Many large companies continuously sell our personal and private information to advertisement agencies and political campaigns. So, it's not inconceivable that our governments would try to do the same, as it has happened before with recent inquiries into Google's targeted advertisement campaigns and the Cambridge Analytica scandal, in which Facebook was convicted for selling the private and confidential personal information of over 50 million people to political campaign agency Cambridge Analytica. It was said that this information was used by campaigning parties in the run up to the 2016 American Presidential election. Nevertheless, the possibility that our governments are tracking your every movement is highly unlikely and unrealistic due to the cost and manpower required to do so, as well as the high chance of whistleblowers emerging from the huge number of staffs needed. Yet, they do possess the capability to monitor us and target individuals if need be, so why wouldn’t they. In conclusion Orwell’s 1984 opened up a plethora of thoughts for its readers and critics to discuss. Orwell was trying to warn against what he thought was a socialist revolution resulting in totalitarian rule - and not true socialism - however Orwell never granted solutions he only gave way for more questions.
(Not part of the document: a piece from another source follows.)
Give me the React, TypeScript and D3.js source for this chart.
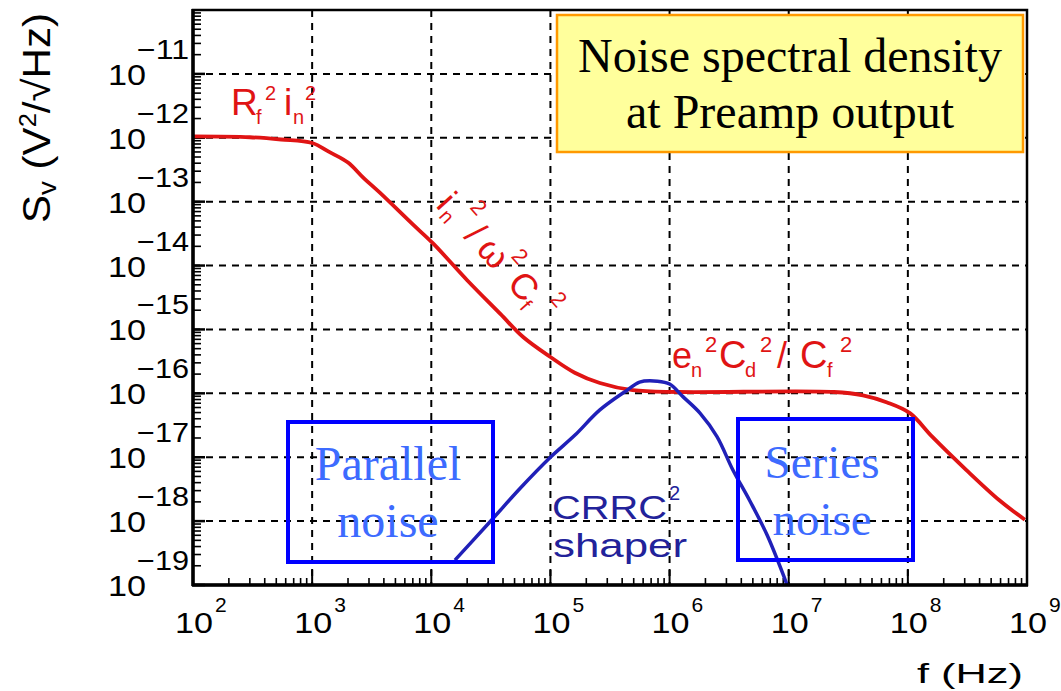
import React from "react";
import * as d3 from "d3";

// ---- Data ----
// Total noise spectral density at preamp output (red)
const redFreq = [1e2, 3e2, 5.5e2, 1e3, 1.39e3, 2e3, 2.67e3, 3.7e3, 7e3, 1.03e4, 2e4, 3.8e4, 5.9e4, 1e5, 1.6e5, 2.6e5, 4.9e5, 1.2e6, 2.4e7, 4.2e7, 6.7e7, 1.04e8, 1.6e8, 3.1e8, 5.9e8, 9.6e8];
const redS = [1.05e-12, 1.02e-12, 9.4e-13, 8.3e-13, 6.0e-13, 4.1e-13, 2.4e-13, 1.38e-13, 4.4e-14, 2.24e-14, 5.9e-15, 1.75e-15, 7.6e-16, 3.7e-16, 2.1e-16, 1.45e-16, 1.12e-16, 1.05e-16, 1.05e-16, 9.3e-17, 7.2e-17, 4.9e-17, 2.1e-17, 6.3e-18, 2.1e-18, 1.05e-18];
// CRRC^2 shaper response (blue)
const blueFreq = [1.58e4, 3.1e4, 5.6e4, 1e5, 1.6e5, 2.6e5, 4.4e5, 5.6e5, 7.9e5, 1.0e6, 1.3e6, 1.8e6, 2.5e6, 3.4e6, 4.7e6, 6.6e6, 9.7e6];
const blueS = [2.45e-19, 9.7e-19, 3.3e-18, 1.0e-17, 2.2e-17, 5.5e-17, 1.12e-16, 1.5e-16, 1.55e-16, 1.4e-16, 8.8e-17, 4.9e-17, 2.1e-17, 6.3e-18, 2.1e-18, 6.0e-19, 1e-19];

const xTickExps = [2, 3, 4, 5, 6, 7, 8, 9];
const yTickExps = [-19, -18, -17, -16, -15, -14, -13, -12, -11];
const xGridExps = [3, 4, 5, 6, 7, 8];
const yGridExps = [-18, -17, -16, -15, -14, -13, -12, -11];
const titleLines = ["Noise spectral density", "at Preamp output"];
const parallelLines = ["Parallel", "noise"];
const seriesLines = ["Series", "noise"];

const W = 1061;
const H = 691;
const L = 193, R = 1027, T = 10, B = 585;

export default function App() {
  const x = d3.scaleLog().domain([1e2, 1e9]).range([L, R]);
  const y = d3.scaleLog().domain([1e-19, 1e-10]).range([B, T]);

  const line = d3
    .line<[number, number]>()
    .x((d) => x(d[0]))
    .y((d) => y(d[1]))
    .curve(d3.curveCatmullRom.alpha(0.5));

  const redPath = line(redFreq.map((f, i) => [f, redS[i]] as [number, number])) || "";
  const bluePath = line(blueFreq.map((f, i) => [f, blueS[i]] as [number, number])) || "";

  const xMinor: number[] = [];
  for (let d = 2; d < 9; d++) for (let k = 2; k <= 9; k++) xMinor.push(k * Math.pow(10, d));
  const yMinor: number[] = [];
  for (let d = -19; d < -10; d++) for (let k = 2; k <= 9; k++) yMinor.push(k * Math.pow(10, d));

  const red = "#e01414";
  const sans = "'Liberation Sans', Arial, Helvetica, sans-serif";
  const serif = "'Liberation Serif', 'Times New Roman', serif";
  const boxText = "#3d6bff";
  const navy = "#22229a";

  return (
    <svg
      width={W}
      height={H}
      viewBox={`0 0 ${W} ${H}`}
      style={{ position: "absolute", left: 0, top: 0, background: "#fff" }}
    >
      <rect x={0} y={0} width={W} height={H} fill="#fff" />
      <defs>
        <clipPath id="plotClip">
          <rect x={L} y={T} width={R - L} height={B - T} />
        </clipPath>
      </defs>

      {/* grid */}
      {xGridExps.map((e) => (
        <line key={"gx" + e} x1={x(Math.pow(10, e))} x2={x(Math.pow(10, e))} y1={T} y2={B}
          stroke="#000" strokeWidth={2} strokeDasharray="7,6" />
      ))}
      {yGridExps.map((e) => (
        <line key={"gy" + e} x1={L} x2={R} y1={y(Math.pow(10, e))} y2={y(Math.pow(10, e))}
          stroke="#000" strokeWidth={2} strokeDasharray="7,6" />
      ))}

      {/* ticks */}
      {xMinor.map((v, i) => (
        <line key={"xm" + i} x1={x(v)} x2={x(v)} y1={B} y2={B - 7} stroke="#000" strokeWidth={1.6} />
      ))}
      {xTickExps.map((e) => (
        <line key={"xM" + e} x1={x(Math.pow(10, e))} x2={x(Math.pow(10, e))} y1={B} y2={B - 15} stroke="#000" strokeWidth={2} />
      ))}
      {yMinor.map((v, i) => (
        <line key={"ym" + i} x1={L} x2={L + 8} y1={y(v)} y2={y(v)} stroke="#000" strokeWidth={1.6} />
      ))}
      {yTickExps.map((e) => (
        <line key={"yM" + e} x1={L} x2={L + 12} y1={y(Math.pow(10, e))} y2={y(Math.pow(10, e))} stroke="#000" strokeWidth={2.5} />
      ))}

      {/* curves */}
      <g clipPath="url(#plotClip)">
        <path d={redPath} fill="none" stroke={red} strokeWidth={3.8} strokeLinejoin="round" />
        <path d={bluePath} fill="none" stroke="#2020b8" strokeWidth={3.5} strokeLinejoin="round" />
      </g>

      {/* frame */}
      <rect x={L} y={T} width={R - L} height={B - T} fill="none" stroke="#000" strokeWidth={2.5} />
      <line x1={L} x2={L} y1={T - 1} y2={B + 1} stroke="#000" strokeWidth={3.5} />
      <line x1={L - 1} x2={R + 1} y1={B} y2={B} stroke="#000" strokeWidth={3.5} />

      {/* x tick labels */}
      {xTickExps.map((e) => (
        <g key={"xl" + e} fontFamily={sans} fill="#000">
          <text x={x(Math.pow(10, e)) + 1} y={633} fontSize={29} textAnchor="middle" textLength={38} lengthAdjust="spacingAndGlyphs">10</text>
          <text x={x(Math.pow(10, e)) + 22} y={612} fontSize={21}>{e}</text>
        </g>
      ))}
      {/* y tick labels */}
      {yTickExps.map((e) => (
        <g key={"yl" + e} fontFamily={sans} fill="#000">
          <text x={146} y={y(Math.pow(10, e)) + 11} fontSize={30} textAnchor="end" textLength={38} lengthAdjust="spacingAndGlyphs">10</text>
          <text x={137} y={y(Math.pow(10, e)) - 15} fontSize={27} textLength={52} lengthAdjust="spacingAndGlyphs">{"\u2212" + Math.abs(e)}</text>
        </g>
      ))}

      {/* axis titles */}
      <text x={1023} y={683} fontFamily={sans} fontSize={28} textAnchor="end" textLength={106} lengthAdjust="spacingAndGlyphs">f (Hz)</text>
      <g transform="translate(50,223) rotate(-90)" fontFamily={sans} fontSize={38} fill="#000">
        <text x={0} y={0} textLength={210} lengthAdjust="spacingAndGlyphs">
          S<tspan fontSize={25} dy={6}>v</tspan>
          <tspan dy={-6}> (V</tspan>
          <tspan fontSize={23} dy={-14}>2</tspan>
          <tspan dy={14}>/√Hz)</tspan>
        </text>
      </g>

      {/* title box */}
      <rect x={557} y={15} width={466} height={137} fill="#ffff9c" stroke="#ff9900" strokeWidth={2.5} />
      {titleLines.map((t, i) => (
        <text key={"t" + i} x={790} y={72 + i * 56} fontFamily={serif} fontSize={48} textAnchor="middle" fill="#000">{t}</text>
      ))}

      {/* noise boxes */}
      <rect x={288} y={422} width={205} height={140} fill="none" stroke="#0000ff" strokeWidth={4} />
      {parallelLines.map((t, i) => (
        <text key={"p" + i} x={388} y={480 + i * 57} fontFamily={serif} fontSize={48} textAnchor="middle" fill={boxText}>{t}</text>
      ))}
      <rect x={738} y={419} width={175} height={141} fill="none" stroke="#0000ff" strokeWidth={4} />
      {seriesLines.map((t, i) => (
        <text key={"s" + i} x={822} y={478 + i * 57} fontFamily={serif} fontSize={47} textAnchor="middle" fill={boxText}>{t}</text>
      ))}

      {/* CRRC^2 shaper label */}
      <g fontFamily={sans} fill={navy}>
        <text x={552} y={519} fontSize={34} textLength={115} lengthAdjust="spacingAndGlyphs">CRRC</text>
        <text x={669} y={500} fontSize={20}>2</text>
        <text x={553} y={557} fontSize={34} textLength={134} lengthAdjust="spacingAndGlyphs">shaper</text>
      </g>

      {/* red labels */}
      <g fontFamily={sans} fill={red}>
        <text x={231} y={115} fontSize={37}>R</text>
        <text x={256} y={124} fontSize={20}>f</text>
        <text x={265} y={100} fontSize={20}>2</text>
        <text x={284} y={115} fontSize={37}>i</text>
        <text x={293} y={124} fontSize={20}>n</text>
        <text x={305} y={100} fontSize={20}>2</text>
      </g>
      <g fontFamily={sans} fill={red} transform="translate(435,206) rotate(48)">
        <text x={0} y={0} fontSize={36}>i</text>
        <text x={10} y={5} fontSize={20}>n</text>
        <text x={24} y={-24} fontSize={22}>2</text>
        <text x={42} y={0} fontSize={36}>/</text>
        <text x={60} y={0} fontSize={36}>ω</text>
        <text x={88} y={-22} fontSize={22}>2</text>
        <text x={106} y={0} fontSize={36}>C</text>
        <text x={132} y={6} fontSize={20}>f</text>
        <text x={146} y={-22} fontSize={22}>2</text>
      </g>
      <g fontFamily={sans} fill={red}>
        <text x={672} y={368} fontSize={36}>e</text>
        <text x={691} y={377} fontSize={20}>n</text>
        <text x={705} y={352} fontSize={22}>2</text>
        <text x={719} y={368} fontSize={38}>C</text>
        <text x={745} y={377} fontSize={20}>d</text>
        <text x={760} y={352} fontSize={22}>2</text>
        <text x={777} y={368} fontSize={36}>/</text>
        <text x={800} y={368} fontSize={38}>C</text>
        <text x={827} y={377} fontSize={20}>f</text>
        <text x={840} y={352} fontSize={22}>2</text>
      </g>
    </svg>
  );
}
This discussion allows matrix thinking and the reader is taken down a path of thought in which they can discuss and consider several serious issues. I believe that the same thinking could be attributed to a number of issues in today’s society. For example, with the Brexit process, people are making predictions of what might or might not happen without any clear or even fathomable foresight. Was this what Orwell planned - more prophecies? More suspicion? I consider that a utopian world will not come to fruition as we have history to learn from, we have all the knowledge in the world at our fingertips (thanks to technology) to foresee such deceitful attempts at world domination or of submission of free thought and speech by the masses.